Yönetmen, Sung-Hee Jo’nun peşinde olduğu şey, “sonsuz sadakat” gibisinden ucu açık bir tema üzerinden, bir kurt adam ve bir insanın aşk hikâyesini anlatmak gibi gözükse de, bunu yaparken şiirsel bir ton tutturmayı da başarıyor. Günümüzden, 1940’lı yıllara uzanan hikâyenin hem görsel hem metinsel yapısı da bu tezi destekler nitelikte. Patlayan arka plan ışıkları ve pastel renklerin hâkim olduğu planlar, bahsi geçen bu şiirselliği besleyen unsurlar olarak göze çarpıyor. Soon-Yi tarafından neredeyse yeniden “programlanan” bir makine gibi hayatına devam eden ve bunu yaparken de, soru sormayan, sorgulamayan, sıkılmayan ve konuşmayan Chul-Soo’nun hikâyesi, sıyrılan her katmanda izleyiciyi biraz daha içine alıyor.
En klasik yorum ile Herakletos’a yüz çeviren finali ile içeriğinde barındırdığı pek çok klişeye rağmen, yıllara yayılan bir aşk ve sadakat öyküsünün ana karakterlerden birini kurt adam yapmak, epik aşk öyküsü kısmını es geçseler bile fantastik sinema izleyicisini biraz olsun cezbedecektir.
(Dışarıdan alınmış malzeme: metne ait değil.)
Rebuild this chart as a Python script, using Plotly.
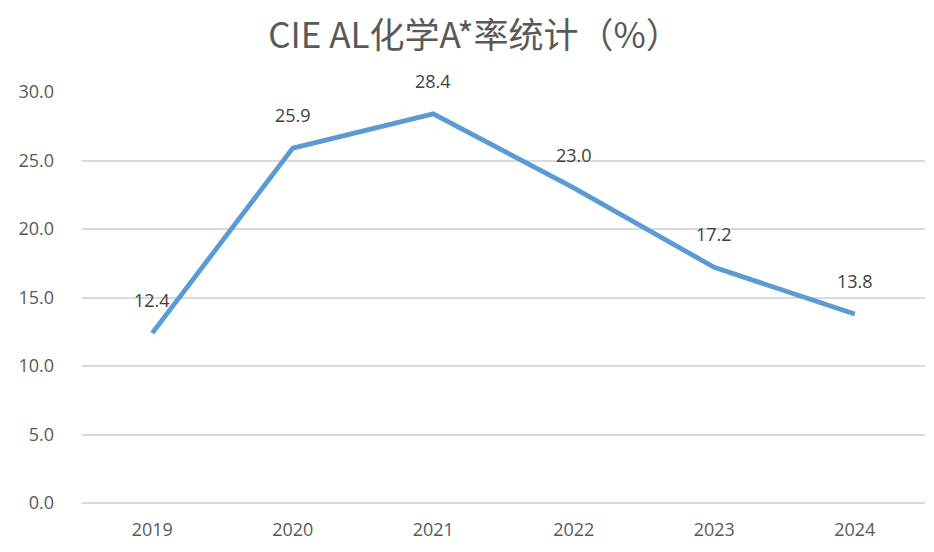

A Werewolf Boy’u biraz daha eşelediğimizde, bir taraftan fedakârlık diğer tarafta ise sorumluluk kavramları üzerine bir kısmı “yüzeysel” kelamlara da rastlayabilmemiz mümkün.
Neticede fedakâr ve yürekli âşık Chul Soo, epik bir aşk hikâyesine sokuşturulan sıradan bir öcü olmanın ötesinde; bireysel çıkarlar doğrultusunda yaşadığımız dünyanın naif bir “yabancısı”. Sinemanın pek çok “aşık ucubesi” gibi kendisini sevdiği kişiye koşulsuzca adayan absürt bir Romeo tasviri. Aynı zamanda sıfır model bir Edward Scissorhand, T-800 ya da E.T olabilir mi? Neden olmasın?